The Art of Eating- The Life of M.F.K. Fisher will have its East Bay Premieres Monday, Oct.16 at Grand Lake, Oakland at 4 p.m. and 7:10 p.m. Following the screenings will be a conversation with director Greg Bezat and special guests.

Buy tickets HERE

The film will also be shown Wednesday, Oct. 18 at the Elmwood Theatre in Berkeley at 4 p.m. and 6:30 p.m. Following the screenings will be a conversation with director Greg Bezat and special guests including Garlic King L.John Harris at the 6:30 show.

Buy tickets HERE

Wednesday, Nov. 1 in Alameda (times to be determined). Following the screenings  will be a conversation with director Greg Bezat and special guests.  A special dinner at the Cinema Grill. 

Buy tickets HERE


Mary Francis Kennedy Fisher elevated cooking from a domestic chore to a critical study of what it means to be human. She was called the “Poet of the Appetite.” Described by W.H. Auden as “the best prose writer in America,” Fisher helped introduce continental sensibilities to America’s burgeoning culinary world. Fisher wrote over thirty books (“An Alphabet for Gourmets”, “How to Eat a Wolf”, “The Gastronomical Me”, “Consider the Oyster”) and hundreds of articles for The New Yorker, Gourmet, Vanity Fair, The Atlantic and many others.

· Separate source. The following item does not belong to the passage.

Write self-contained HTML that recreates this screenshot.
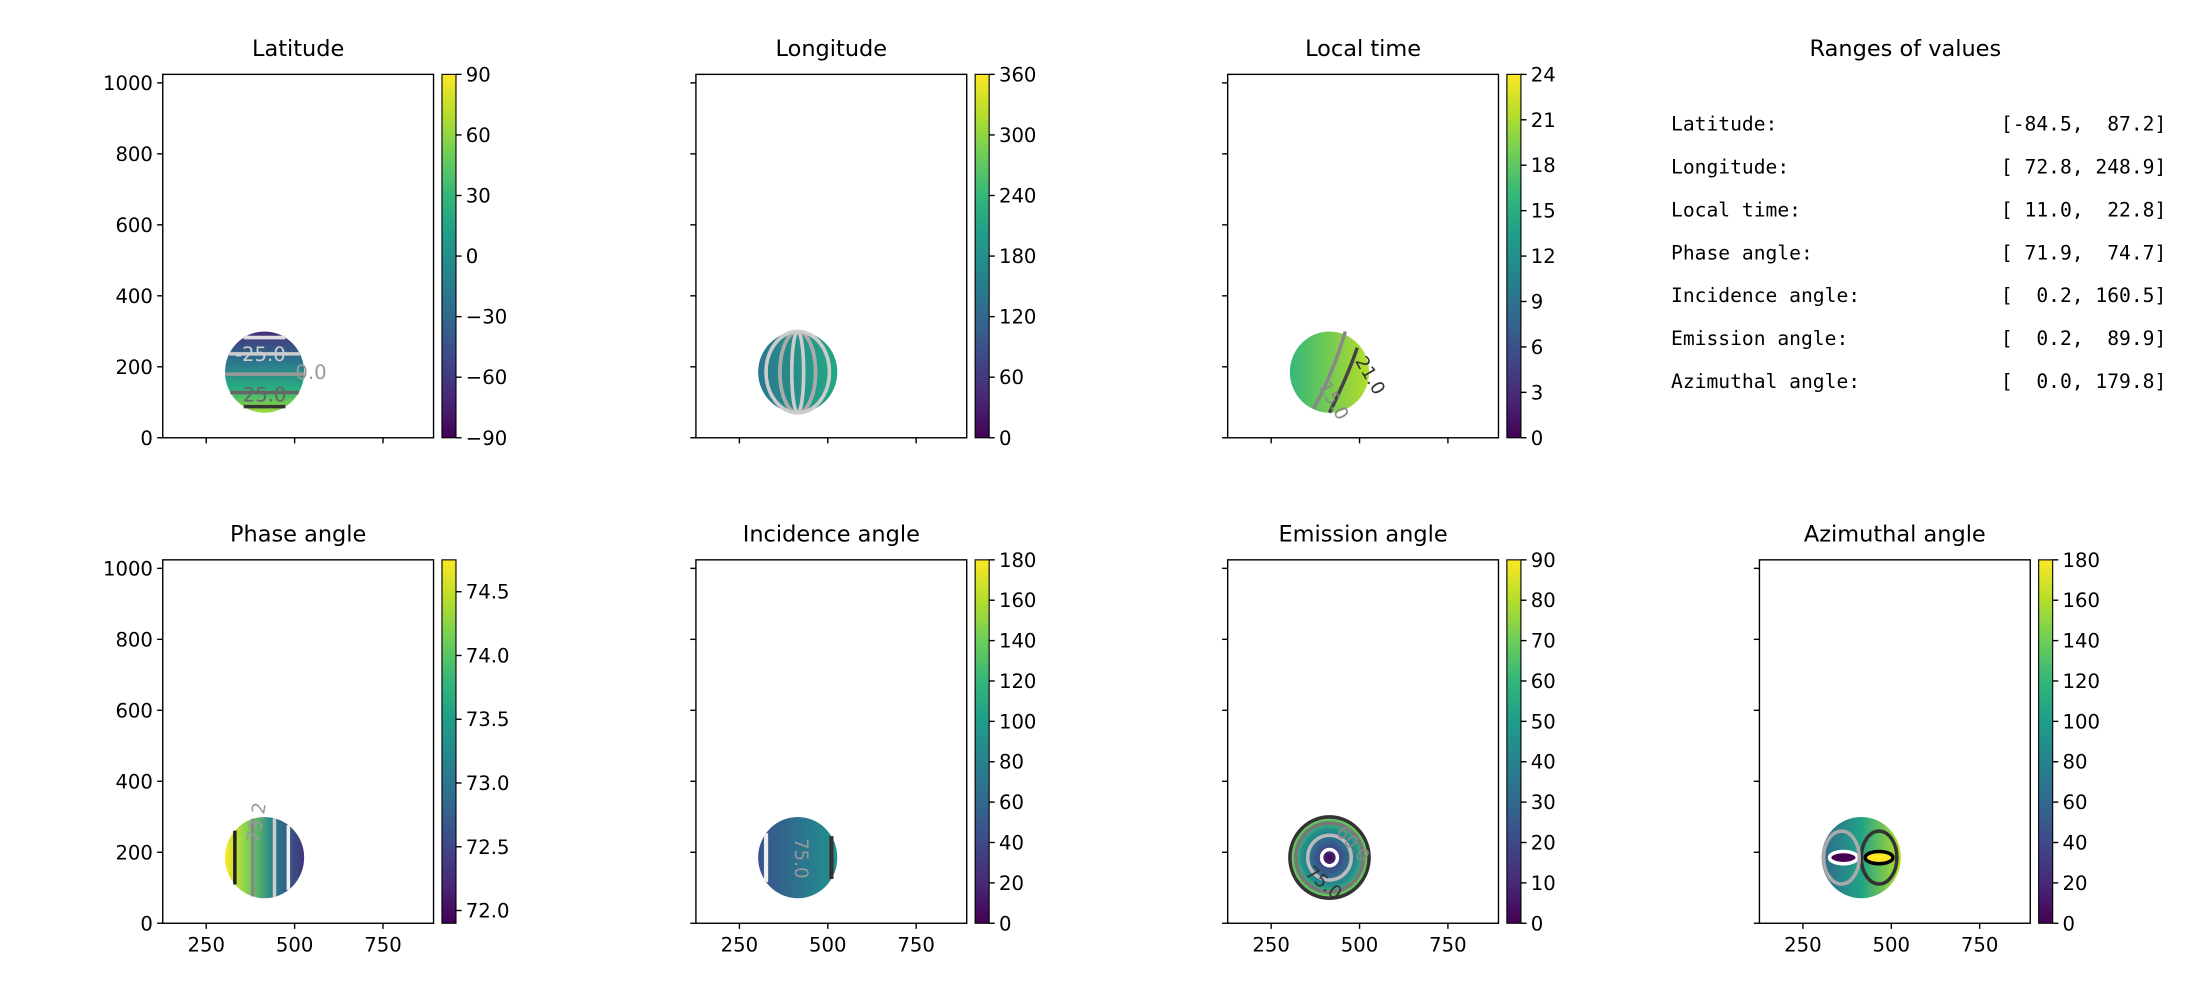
<!DOCTYPE html>
<html><head><meta charset="utf-8"><style>
html,body{margin:0;padding:0;background:#fff;}
svg{display:block;}
text{font-family:"DejaVu Sans","Liberation Sans",sans-serif;}
.mono{font-family:"DejaVu Sans Mono","Liberation Mono",monospace;}
</style></head><body>
<svg id="fig" width="2200" height="1000" viewBox="0 0 1568 712.7" preserveAspectRatio="none" xmlns="http://www.w3.org/2000/svg">
<defs>
<linearGradient id="viridis" x1="0" y1="1" x2="0" y2="0">
<stop offset="0" stop-color="#440154"/><stop offset="0.11" stop-color="#482878"/><stop offset="0.22" stop-color="#3e4989"/><stop offset="0.33" stop-color="#31688e"/><stop offset="0.44" stop-color="#26828e"/><stop offset="0.56" stop-color="#1f9e89"/><stop offset="0.67" stop-color="#35b779"/><stop offset="0.78" stop-color="#6ece58"/><stop offset="0.89" stop-color="#b5de2b"/><stop offset="1" stop-color="#fde725"/>
</linearGradient>
<linearGradient id="g-lat" x1="0" y1="0" x2="0" y2="1"><stop offset="0" stop-color="#472d7b"/><stop offset="0.35" stop-color="#2c728e"/><stop offset="0.7" stop-color="#27ad81"/><stop offset="1" stop-color="#9fda3a"/></linearGradient>
<linearGradient id="g-lon" x1="0" y1="0" x2="1" y2="0"><stop offset="0" stop-color="#2a788e"/><stop offset="1" stop-color="#22a884"/></linearGradient>
<linearGradient id="g-lt" x1="0" y1="0" x2="1" y2="0"><stop offset="0" stop-color="#35b779"/><stop offset="1" stop-color="#b5de2b"/></linearGradient>
<linearGradient id="g-ph" x1="0" y1="0" x2="1" y2="0"><stop offset="0" stop-color="#fde725"/><stop offset="0.3" stop-color="#7ad151"/><stop offset="0.6" stop-color="#26828e"/><stop offset="1" stop-color="#46327e"/></linearGradient>
<linearGradient id="g-inc" x1="0" y1="0" x2="1" y2="0"><stop offset="0" stop-color="#3b528b"/><stop offset="0.5" stop-color="#2c728e"/><stop offset="1" stop-color="#21918c"/></linearGradient>
<radialGradient id="g-em"><stop offset="0" stop-color="#440154"/><stop offset="0.3" stop-color="#3b528b"/><stop offset="0.7" stop-color="#21918c"/><stop offset="1" stop-color="#7ad151"/></radialGradient>
<linearGradient id="g-az" x1="0" y1="0" x2="1" y2="0"><stop offset="0" stop-color="#31688e"/><stop offset="0.5" stop-color="#20a386"/><stop offset="1" stop-color="#b5de2b"/></linearGradient>
</defs>
</svg>
<script>
// data
const panelTitles = ["Latitude","Longitude","Local time","Phase angle","Incidence angle","Emission angle","Azimuthal angle"];
const cbMin = [-90,0,0,71.9,0,0,0];
const cbMax = [90,360,24,74.75,180,90,180];
const cbTicks = [[-90,-60,-30,0,30,60,90],[0,60,120,180,240,300,360],[0,3,6,9,12,15,18,21,24],[72.0,72.5,73.0,73.5,74.0,74.5],[0,20,40,60,80,100,120,140,160,180],[0,10,20,30,40,50,60,70,80,90],[0,20,40,60,80,100,120,140,160,180]];
const xTicks = [250,500,750];
const yTicks = [0,200,400,600,800,1000];
const rangeNames = ["Latitude:","Longitude:","Local time:","Phase angle:","Incidence angle:","Emission angle:","Azimuthal angle:"];
const rangeLo = [-84.5,72.8,11.0,71.9,0.2,0.2,0.0];
const rangeHi = [87.2,248.9,22.8,74.7,160.5,89.9,179.8];
const diskCenter = [415,185];
const diskRadius = [112,115];

const NS="http://www.w3.org/2000/svg";
const svg=document.getElementById('fig');
function el(tag,attrs,parent,text){const e=document.createElementNS(NS,tag);for(const k in attrs)e.setAttribute(k,attrs[k]);if(text!==undefined)e.textContent=text;(parent||svg).appendChild(e);return e;}
const colLeft=[116,496,875,1254], rowTop=[53,399], W=193, H=259;
const xMin=127,xMax=893,yMax=1024;
const grads=["g-lat","g-lon","g-lt","g-ph","g-inc","g-em","g-az"];
const slots=[[0,0],[0,1],[0,2],[1,0],[1,1],[1,2],[1,3]];
function fmt(v,i){ if(i===3) return v.toFixed(1); return (v<0?"\u2212"+Math.abs(v):String(v)); }

slots.forEach((s,i)=>{
  const r=s[0],c=s[1],L=colLeft[c],T=rowTop[r],B=T+H;
  const X=d=>L+(d-xMin)/(xMax-xMin)*W, Y=d=>B-d/yMax*H, sc=W/(xMax-xMin);
  const g=el('g',{});
  
  
  const t=el('text',{x:L+W/2,y:T-13,'text-anchor':'middle','font-size':16},g,panelTitles[i]);
  
  
  const cx=X(diskCenter[0]),cy=Y(diskCenter[1]),rx=diskRadius[0]*sc,ry=diskRadius[1]*sc;
  const d=el('ellipse',{cx:cx,cy:cy,rx:rx,ry:ry,fill:'url(#'+grads[i]+')'},g);
  
  
  const cl=el('g',{fill:'none','stroke-width':2.5},g);
  
  
  if(i===0){[[-0.85,'#ddd'],[-0.45,'#ccc'],[0.05,'#999'],[0.5,'#666'],[0.85,'#333']].forEach(p=>{const yy=cy+p[0]*ry;const hw=Math.sqrt(1-p[0]*p[0])*rx;el('line',{x1:cx-hw,y1:yy,x2:cx+hw,y2:yy,stroke:p[1]},cl);});
    el('text',{x:cx-3,y:cy-8,'text-anchor':'middle','font-size':14,fill:'#ccc'},g,"-25.0");
    el('text',{x:cx+22,y:cy+5,'font-size':14,fill:'#999'},g,"0.0");
    el('text',{x:cx,y:cy+21,'text-anchor':'middle','font-size':14,fill:'#666'},g,"25.0");}
  if(i===1){[-0.8,-0.45,-0.15,0.15,0.45,0.8].forEach((f,k)=>{el('ellipse',{cx:cx,cy:cy,rx:Math.abs(f)*rx,ry:ry,stroke:k%2?'#ccc':'#aaa'},cl);});}
  if(i===2){el('path',{d:`M${cx+rx*0.4} ${cy-ry} Q${cx+rx*0.1} ${cy} ${cx-rx*0.4} ${cy+ry*0.9}`,stroke:'#888'},cl);
    el('path',{d:`M${cx+rx*0.7} ${cy-ry*0.6} Q${cx+rx*0.5} ${cy} ${cx} ${cy+ry}`,stroke:'#444'},cl);
    el('text',{x:cx+18,y:cy-8,'font-size':13,fill:'#333',transform:`rotate(60 ${cx+18} ${cy-8})`},g,"21.0");
    el('text',{x:cx-8,y:cy+10,'font-size':13,fill:'#888',transform:`rotate(60 ${cx-8} ${cy+10})`},g,"15.0");}
  if(i===3){[[-0.75,'#222'],[-0.3,'#888'],[0.25,'#ccc'],[0.6,'#eee']].forEach(p=>{const xx=cx+p[0]*rx;const hh=Math.sqrt(1-p[0]*p[0])*ry;el('line',{x1:xx,y1:cy-hh,x2:xx,y2:cy+hh,stroke:p[1]},cl);});
    el('text',{x:cx-4,y:cy-10,'font-size':13,fill:'#999',transform:`rotate(-80 ${cx-4} ${cy-10})`},g,"73.2");}
  if(i===4){[[-0.8,'#eee'],[0.85,'#333']].forEach(p=>{const xx=cx+p[0]*rx;const hh=Math.sqrt(1-p[0]*p[0])*ry;el('line',{x1:xx,y1:cy-hh,x2:xx,y2:cy+hh,stroke:p[1],'stroke-width':3},cl);});
    el('text',{x:cx-2,y:cy-14,'font-size':13,fill:'#999',transform:`rotate(90 ${cx-2} ${cy-14})`},g,"75.0");}
  if(i===5){[[0.2,'#fff'],[0.55,'#bbb'],[0.85,'#777'],[1.0,'#333']].forEach(p=>{el('ellipse',{cx:cx,cy:cy,rx:p[0]*rx,ry:p[0]*ry,stroke:p[1]},cl);});
    el('text',{x:cx-18,y:cy+12,'font-size':13,fill:'#333',transform:`rotate(40 ${cx-18} ${cy+12})`},g,"75.0");
    el('text',{x:cx+4,y:cy-18,'font-size':13,fill:'#888',transform:`rotate(50 ${cx+4} ${cy-18})`},g,"60.0");}
  if(i===6){el('ellipse',{cx:cx-rx*0.45,cy:cy,rx:rx*0.35,ry:ry*0.15,fill:'#440154',stroke:'#fff'},cl);
    el('ellipse',{cx:cx+rx*0.45,cy:cy,rx:rx*0.35,ry:ry*0.15,fill:'#fde725',stroke:'#000'},cl);
    el('ellipse',{cx:cx+rx*0.45,cy:cy,rx:rx*0.45,ry:ry*0.65,stroke:'#333'},cl);
    el('ellipse',{cx:cx-rx*0.5,cy:cy,rx:rx*0.45,ry:ry*0.65,stroke:'#aaa'},cl);}
  const f=el('rect',{x:L,y:T,width:W,height:H,fill:'none',stroke:'#000','stroke-width':1},g);
  
  
  xTicks.forEach(v=>{el('line',{x1:X(v),y1:B,x2:X(v),y2:B+4,stroke:'#000'},g);
    if(r===1){const tx=el('text',{x:X(v),y:B+20,'text-anchor':'middle','font-size':14},g,String(v));
      
      }});
  yTicks.forEach(v=>{el('line',{x1:L-4,y1:Y(v),x2:L,y2:Y(v),stroke:'#000'},g);
    if(c===0){const ty=el('text',{x:L-7,y:Y(v)+5,'text-anchor':'end','font-size':14},g,String(v));
      
      }});
  const cbx=L+W+6;
  const cb=el('rect',{x:cbx,y:T,width:10,height:H,fill:'url(#viridis)',stroke:'#000','stroke-width':0.8},g);
  
  
  cbTicks[i].forEach(v=>{const yy=B-(v-cbMin[i])/(cbMax[i]-cbMin[i])*H;
    el('line',{x1:cbx+10,y1:yy,x2:cbx+14,y2:yy,stroke:'#000'},g);
    const tl=el('text',{x:cbx+17,y:yy+5,'font-size':14},g,fmt(v,i));
    
    });
});
const rt=el('text',{x:1358,y:40,'text-anchor':'middle','font-size':16},svg,"Ranges of values");


rangeNames.forEach((n,k)=>{const y=93+k*30.6;
  const a=el('text',{x:1191,y:y,'font-size':14,class:'mono'},svg,n);
  
  
  const f=v=>{let s=v.toFixed(1);while(s.length<5)s=" "+s;return s;};
  const b=el('text',{x:1544,y:y,'font-size':14,'text-anchor':'end',class:'mono'},svg,"["+f(rangeLo[k])+", "+f(rangeHi[k])+"]");
  b.setAttribute('style','white-space:pre');
  
  });
</script>
</body></html>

Perhaps more importantly, she forever transformed the 1950s-era background figure of a woman in the kitchen into a living, breathing subject — with dazzling ideas, passionate emotions, and insatiable appetites. 

“Sharing food with another human being is an intimate act that should not be indulged in lightly.”

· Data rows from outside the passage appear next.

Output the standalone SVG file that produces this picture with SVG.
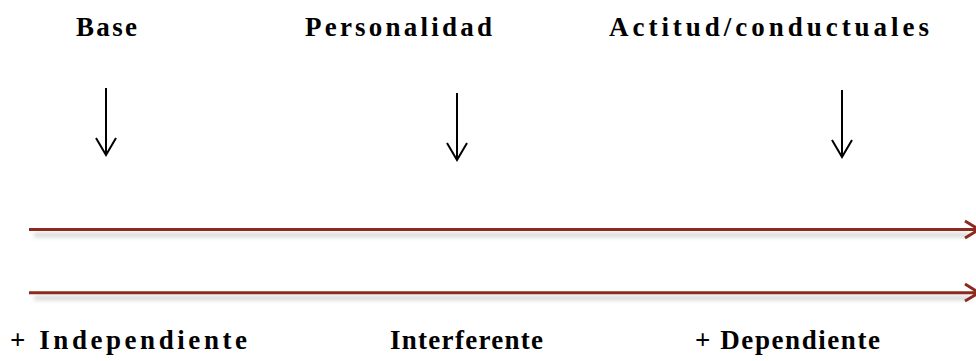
<svg xmlns="http://www.w3.org/2000/svg" width="976" height="361" viewBox="0 0 976 361">
<style>
.lbl{font-family:"Liberation Serif","Times New Roman",serif;font-weight:700;font-size:27px;fill:#000}
.down{stroke:#000;stroke-width:2;fill:none}
.axis{stroke:#8B2A1F;stroke-width:3;fill:none}
.shadow{stroke:#9a9a9a;stroke-width:4;fill:none;opacity:0.45}
</style>
<defs>
<filter id="blur" x="-5%" y="-200%" width="110%" height="500%"><feGaussianBlur stdDeviation="2"/></filter>
</defs>
<g id="label-base"><text class="lbl" x="76" y="36" textLength="61" lengthAdjust="spacing">Base</text></g>
<g id="label-personalidad"><text class="lbl" x="305" y="36" textLength="187" lengthAdjust="spacing">Personalidad</text></g>
<g id="label-actitud"><text class="lbl" x="609" y="36" textLength="320" lengthAdjust="spacing">Actitud/conductuales</text></g>
<g id="label-independiente"><text class="lbl" x="10" y="349" textLength="237" lengthAdjust="spacing">+ Independiente</text></g>
<g id="label-interferente"><text class="lbl" x="390" y="349" textLength="153" lengthAdjust="spacing">Interferente</text></g>
<g id="label-dependiente"><text class="lbl" x="695" y="349" textLength="185" lengthAdjust="spacing">+ Dependiente</text></g>
<g id="connectors">
<path class="down" d="M106 88V155M96 138L106 155L116 138"/>
<path class="down" d="M457 93V160M447 143L457 160L467 143"/>
<path class="down" d="M842 90V157M832 140L842 157L852 140"/>
<g filter="url(#blur)">
<path class="shadow" d="M34 235H970"/>
<path class="shadow" d="M34 298H970"/>
</g>
<path class="axis" d="M29 229.5H976M965 221L979 229.5L965 238"/>
<path class="axis" d="M29 292.7H976M965 284L979 292.7L965 301"/>
</g>
</svg>
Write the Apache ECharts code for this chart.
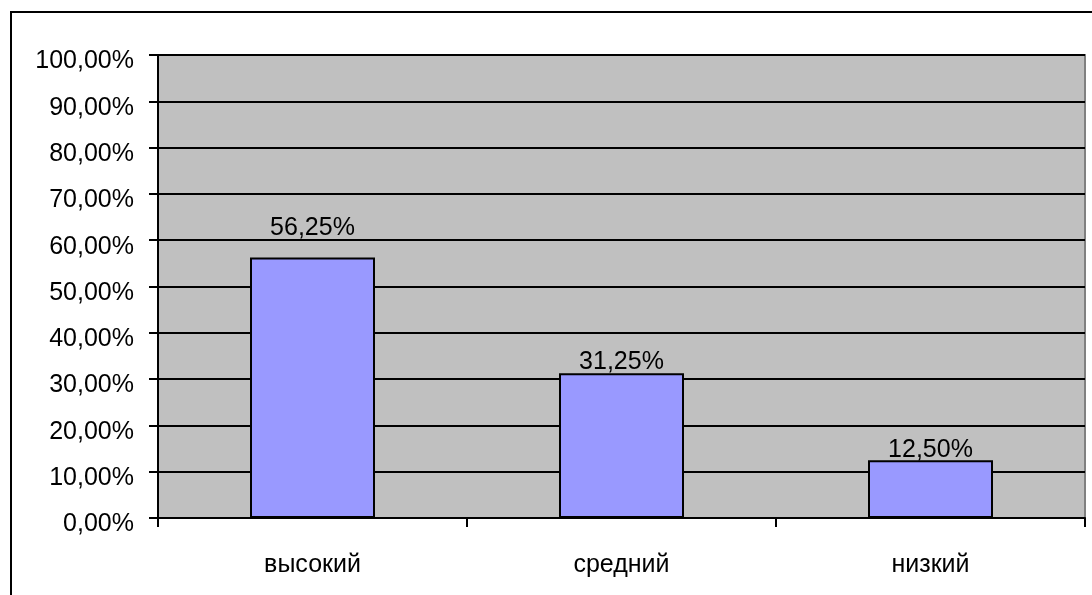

The film covers her considerable time learning to cook in France, Hollywood, Napa, Sonoma, and some surprise destinations. Her sensual writing about food and wine becomes the film’s narration as we learn about Fisher’s passion for fresh food while warning about the industrialization of agriculture, frozen and fast foods; the challenges of raising two daughters as a single mother; unwittingly becoming an icon for the women’s movement; starting public wine-tastings in the Napa Valley, and co-founding the Napa Valley Wine Library. 

The film weaves rediscovered archival interviews, images and footage with new commentary from chefs Alice Waters (Chez Panisse), Jacques Pepin, Katina and Kyle Connaughton (Single Thread), Tanya Holland (Brown Sugar Kitchen), L. John Harris, Gayle and John Clark (Foreign Cinema), John Ash, Dominica Rise-Cisneros (Bombera); Kennedy Freide Golden (Fisher’s daughter); writers Annie Lamott and Ruth Reichl; Celia Sack (Omnivore Books), Jack Shoemaker (Fisher’s Northpoint and Counterpoint Press publisher), Jerry DiVecchio (Sunset Magazine), Marsha Moran (personal assistant,) and others.